Voltando aos cases, também é honesto reconhecer os prós e contras de cada via. Personagem exige investimento criativo e governança para não se perder no exagero. Bastidor precisa de roteiro e qualidade audiovisual mínima para não prejudicar a compreensão. Plataforma editorial demanda curadoria consistente e capacidade de edição para manter o nível. Em todos os casos, existem ônus e bônus. Mas há alternativas.

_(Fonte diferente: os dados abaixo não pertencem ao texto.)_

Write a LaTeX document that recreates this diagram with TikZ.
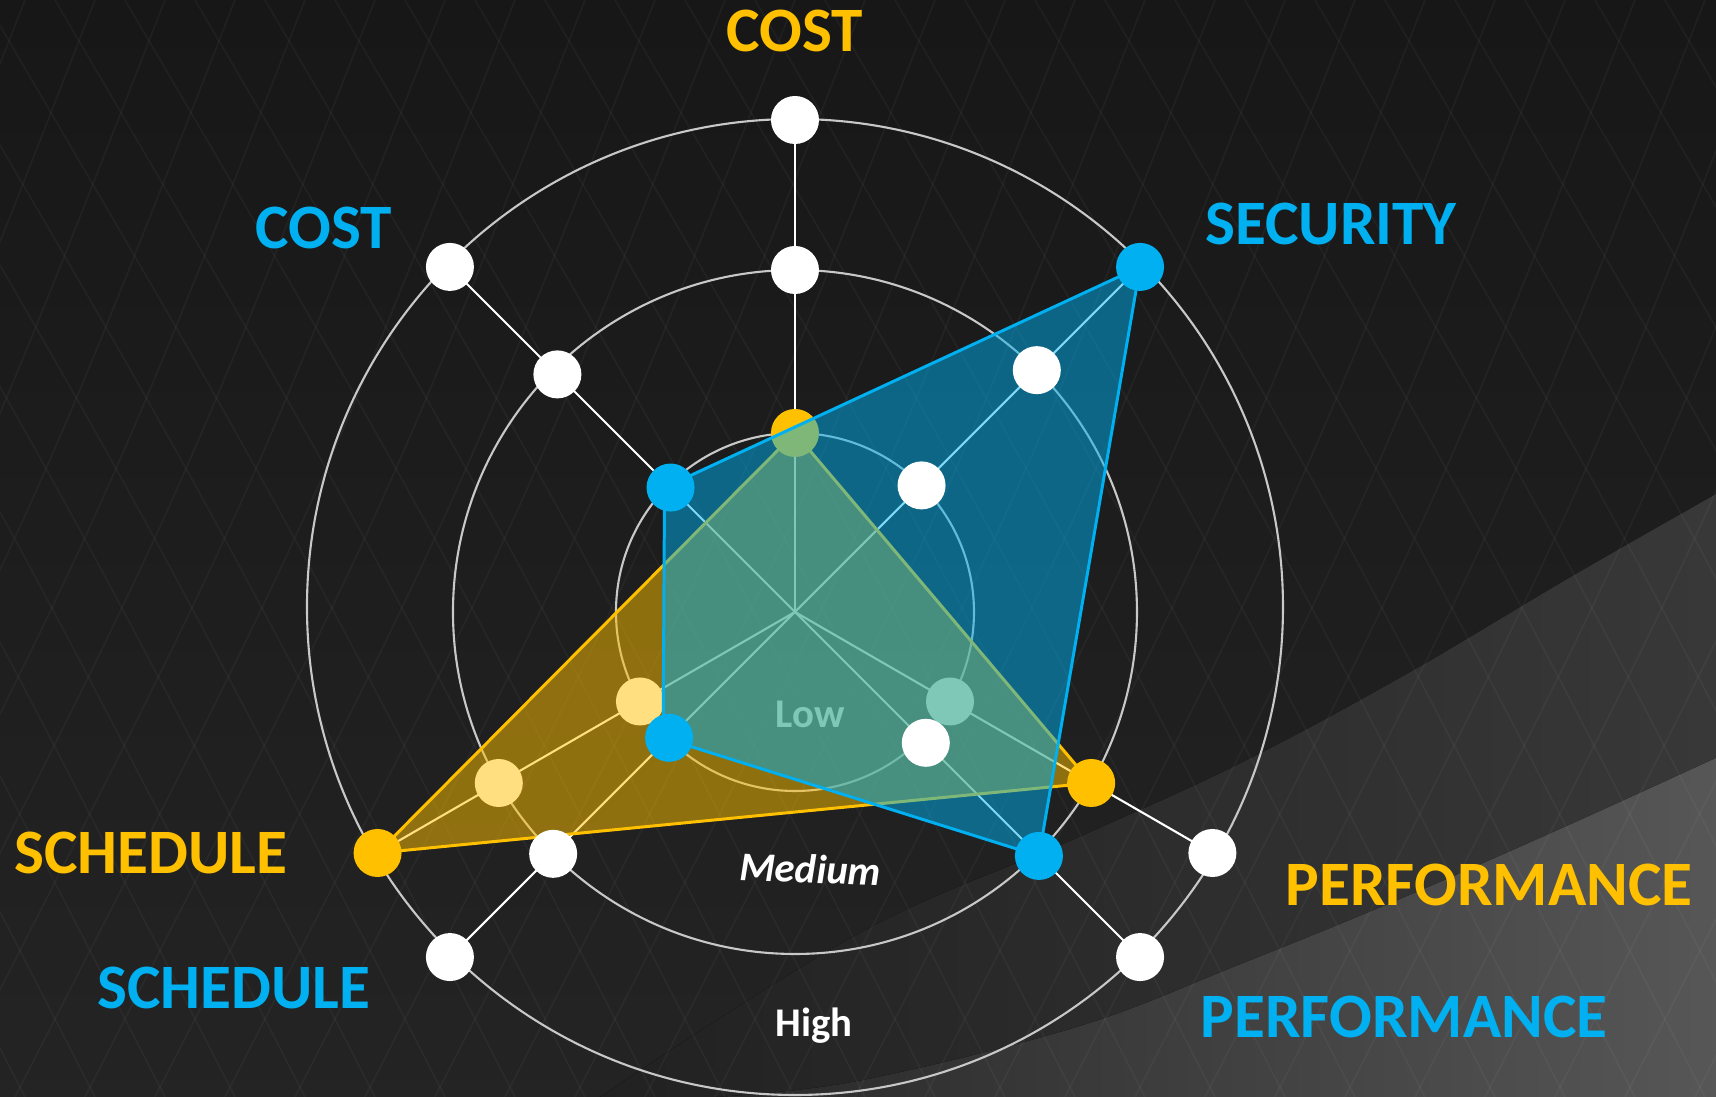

Voltando ainda à pergunta inicial, o founder-creator continuará relevante e, em muitas categorias, segue como acelerador de confiança e diferenciação. O ponto é não tratá-lo como única via. Há empreendedores que prosperam na frente da câmera e outros que constroem autoridade por rotas alternativas. O que não muda é a necessidade de coerência, cadência e mensuração. Quando a estratégia cabe nas pessoas e na operação, a presença deixa de ser fardo e se transforma em ativo. E é esse ajuste fino, mais do que a coragem pontual de “apertar o play”, que converte conteúdo em resultado para o negócio.